◆ What you are asked to do
Copy all lines below exactly as written. Leave pictures out.

◆ Source data

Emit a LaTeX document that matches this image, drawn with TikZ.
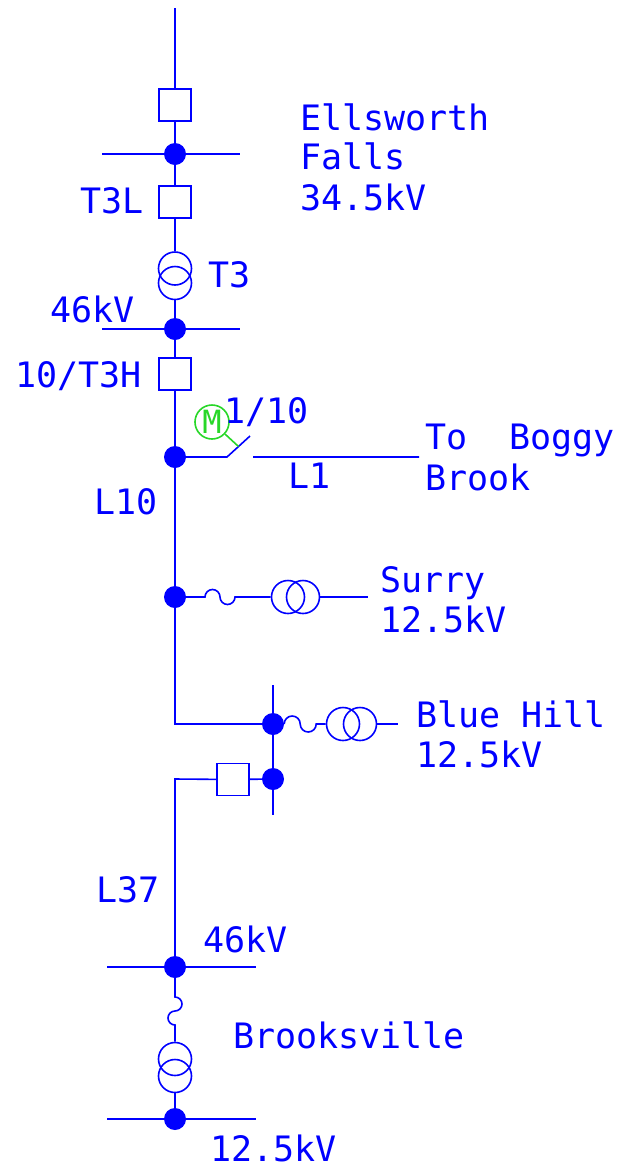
\documentclass[tikz,border=0pt]{standalone}
\usepackage{fontspec}
\newfontfamily\cadfont{DejaVu Sans Mono}
\usetikzlibrary{calc}
\definecolor{lineblue}{RGB}{0,0,255}
\definecolor{motgreen}{RGB}{40,215,40}
\tikzset{
	wire/.style={lineblue,line width=1.6pt},
	busdot/.style={circle,fill=lineblue,inner sep=0pt,minimum size=22pt},
	brk/.style={draw=lineblue,line width=1.6pt,inner sep=0pt,minimum width=32pt,minimum height=32pt},
	coil/.style={circle,draw=lineblue,line width=1.6pt,inner sep=0pt,minimum size=33pt},
	lbl/.style={text=lineblue,font=\cadfont\fontsize{35}{40}\selectfont,inner sep=0pt,text depth=0pt,anchor=base west}
}
\begin{document}
\begin{tikzpicture}[x=1pt,y=-1pt]
	\useasboundingbox (0,0) rectangle (617,1168);
	\path
	(175,8) coordinate (top)
	(102,154) coordinate (efw) (240,154) coordinate (efe)
	(102,329) coordinate (hvw) (240,329) coordinate (hve)
	(227,457) coordinate (sw1) (250,436) coordinate (sw2)
	(253,457) coordinate (sw3) (419,457) coordinate (l1e)
	(205,597) coordinate (fs1) (368,597) coordinate (sue)
	(175,724) coordinate (c1) (398,724) coordinate (bhe)
	(273,685) coordinate (bht) (273,815) coordinate (bhb)
	(175,779) coordinate (c2)
	(107,967) coordinate (brw) (256,967) coordinate (bre)
	(175,997) coordinate (fb1)
	(107,1119) coordinate (lvw) (256,1119) coordinate (lve);
	% breakers, transformers, bus dots
	\node[brk] (cb) at (175,105) {};
	\node[brk] (t3l) at (175,202) {};
	\node[brk] (t3h) at (175,374) {};
	\node[brk] (l37) at (233,779.5) {};
	\foreach \n/\x/\y in {t3a/175/268.5,t3b/175/283,sua/288/597,sub/303/597,bha/343/724,bhb2/360/724,bra/175/1059,brb/175/1076}
		\node[coil] (\n) at (\x,\y) {};
	\foreach \n/\x/\y in {ef/175/154,hv/175/329,sw/175/457,su/175/597,bh/273/724,bl/273/779,br/175/967,lv/175/1119}
		\node[busdot] (\n) at (\x,\y) {};
	% buses
	\draw[wire] (efw)--(efe) (hvw)--(hve) (brw)--(bre) (lvw)--(lve) (bht)--(bhb);
	% main line
	\draw[wire] (top)--(cb)--(ef)--(t3l)--(t3a);
	\draw[wire] (t3b)--(hv)--(t3h)--(sw)--(su)--(c1)--(bh);
	\draw[wire] (bl)--(l37)--(c2)--(br);
	% switch to L1
	\draw[wire] (sw)--(sw1)--(sw2) (sw3)--(l1e);
	\node[circle,draw=motgreen,line width=1.6pt,minimum size=34pt,inner sep=0pt,text=motgreen,font=\cadfont\fontsize{32}{32}\selectfont] (mot) at (212,422) {M};
	\draw[motgreen,line width=1.6pt] (mot)--($(sw1)!.5!(sw2)$);
	% fused taps
	\draw[wire] (su)--(fs1) arc[start angle=180,end angle=0,radius=7.5pt] arc[start angle=180,end angle=360,radius=7.5pt]--(sua);
	\draw[wire] (sub)--(sue);
	\draw[wire] (bh.east) arc[start angle=180,end angle=0,radius=8pt] arc[start angle=180,end angle=360,radius=8pt]--(bha);
	\draw[wire] (bhb2)--(bhe);
	\draw[wire] (br)--(fb1) arc[start angle=90,end angle=-90,radius=7pt] arc[start angle=90,end angle=270,radius=7pt]--(bra);
	\draw[wire] (brb)--(lv);
	% labels
	\foreach \t/\x/\y [count=\i] in {Ellsworth/300/130,Falls/300/169,34.5kV/300/210,T3L/80/213,T3/208/287,46kV/50/322,{10/T3H}/15/387,{1/10}/224/423,To~~Boggy/425/449,Brook/425/490,L1/288/488,L10/94/514,Surry/380/592,12.5kV/380/632,Blue Hill/416/727,12.5kV/416/767,L37/96/902,46kV/203/952,Brooksville/233/1048,12.5kV/210/1161}
		\node[lbl] (lab\i) at (\x,\y) {\t};
\end{tikzpicture}
\end{document}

◆ Answer to this exercise
Emit a LaTeX document that matches this image, drawn with TikZ.
\documentclass[tikz,border=0pt]{standalone}
\usepackage{fontspec}
\newfontfamily\cadfont{DejaVu Sans Mono}
\usetikzlibrary{calc}
\definecolor{lineblue}{RGB}{0,0,255}
\definecolor{motgreen}{RGB}{40,215,40}
\tikzset{
	wire/.style={lineblue,line width=1.6pt},
	busdot/.style={circle,fill=lineblue,inner sep=0pt,minimum size=22pt},
	brk/.style={draw=lineblue,line width=1.6pt,inner sep=0pt,minimum width=32pt,minimum height=32pt},
	coil/.style={circle,draw=lineblue,line width=1.6pt,inner sep=0pt,minimum size=33pt},
	lbl/.style={text=lineblue,font=\cadfont\fontsize{35}{40}\selectfont,inner sep=0pt,text depth=0pt,anchor=base west}
}
\begin{document}
\begin{tikzpicture}[x=1pt,y=-1pt]
	\useasboundingbox (0,0) rectangle (617,1168);
	\path
	(175,8) coordinate (top)
	(102,154) coordinate (efw) (240,154) coordinate (efe)
	(102,329) coordinate (hvw) (240,329) coordinate (hve)
	(227,457) coordinate (sw1) (250,436) coordinate (sw2)
	(253,457) coordinate (sw3) (419,457) coordinate (l1e)
	(205,597) coordinate (fs1) (368,597) coordinate (sue)
	(175,724) coordinate (c1) (398,724) coordinate (bhe)
	(273,685) coordinate (bht) (273,815) coordinate (bhb)
	(175,779) coordinate (c2)
	(107,967) coordinate (brw) (256,967) coordinate (bre)
	(175,997) coordinate (fb1)
	(107,1119) coordinate (lvw) (256,1119) coordinate (lve);
	% breakers, transformers, bus dots
	\node[brk] (cb) at (175,105) {};
	\node[brk] (t3l) at (175,202) {};
	\node[brk] (t3h) at (175,374) {};
	\node[brk] (l37) at (233,779.5) {};
	\foreach \n/\x/\y in {t3a/175/268.5,t3b/175/283,sua/288/597,sub/303/597,bha/343/724,bhb2/360/724,bra/175/1059,brb/175/1076}
		\node[coil] (\n) at (\x,\y) {};
	\foreach \n/\x/\y in {ef/175/154,hv/175/329,sw/175/457,su/175/597,bh/273/724,bl/273/779,br/175/967,lv/175/1119}
		\node[busdot] (\n) at (\x,\y) {};
	% buses
	\draw[wire] (efw)--(efe) (hvw)--(hve) (brw)--(bre) (lvw)--(lve) (bht)--(bhb);
	% main line
	\draw[wire] (top)--(cb)--(ef)--(t3l)--(t3a);
	\draw[wire] (t3b)--(hv)--(t3h)--(sw)--(su)--(c1)--(bh);
	\draw[wire] (bl)--(l37)--(c2)--(br);
	% switch to L1
	\draw[wire] (sw)--(sw1)--(sw2) (sw3)--(l1e);
	\node[circle,draw=motgreen,line width=1.6pt,minimum size=34pt,inner sep=0pt,text=motgreen,font=\cadfont\fontsize{32}{32}\selectfont] (mot) at (212,422) {M};
	\draw[motgreen,line width=1.6pt] (mot)--($(sw1)!.5!(sw2)$);
	% fused taps
	\draw[wire] (su)--(fs1) arc[start angle=180,end angle=0,radius=7.5pt] arc[start angle=180,end angle=360,radius=7.5pt]--(sua);
	\draw[wire] (sub)--(sue);
	\draw[wire] (bh.east) arc[start angle=180,end angle=0,radius=8pt] arc[start angle=180,end angle=360,radius=8pt]--(bha);
	\draw[wire] (bhb2)--(bhe);
	\draw[wire] (br)--(fb1) arc[start angle=90,end angle=-90,radius=7pt] arc[start angle=90,end angle=270,radius=7pt]--(bra);
	\draw[wire] (brb)--(lv);
	% labels
	\foreach \t/\x/\y [count=\i] in {Ellsworth/300/130,Falls/300/169,34.5kV/300/210,T3L/80/213,T3/208/287,46kV/50/322,{10/T3H}/15/387,{1/10}/224/423,To~~Boggy/425/449,Brook/425/490,L1/288/488,L10/94/514,Surry/380/592,12.5kV/380/632,Blue Hill/416/727,12.5kV/416/767,L37/96/902,46kV/203/952,Brooksville/233/1048,12.5kV/210/1161}
		\node[lbl] (lab\i) at (\x,\y) {\t};
\end{tikzpicture}
\end{document}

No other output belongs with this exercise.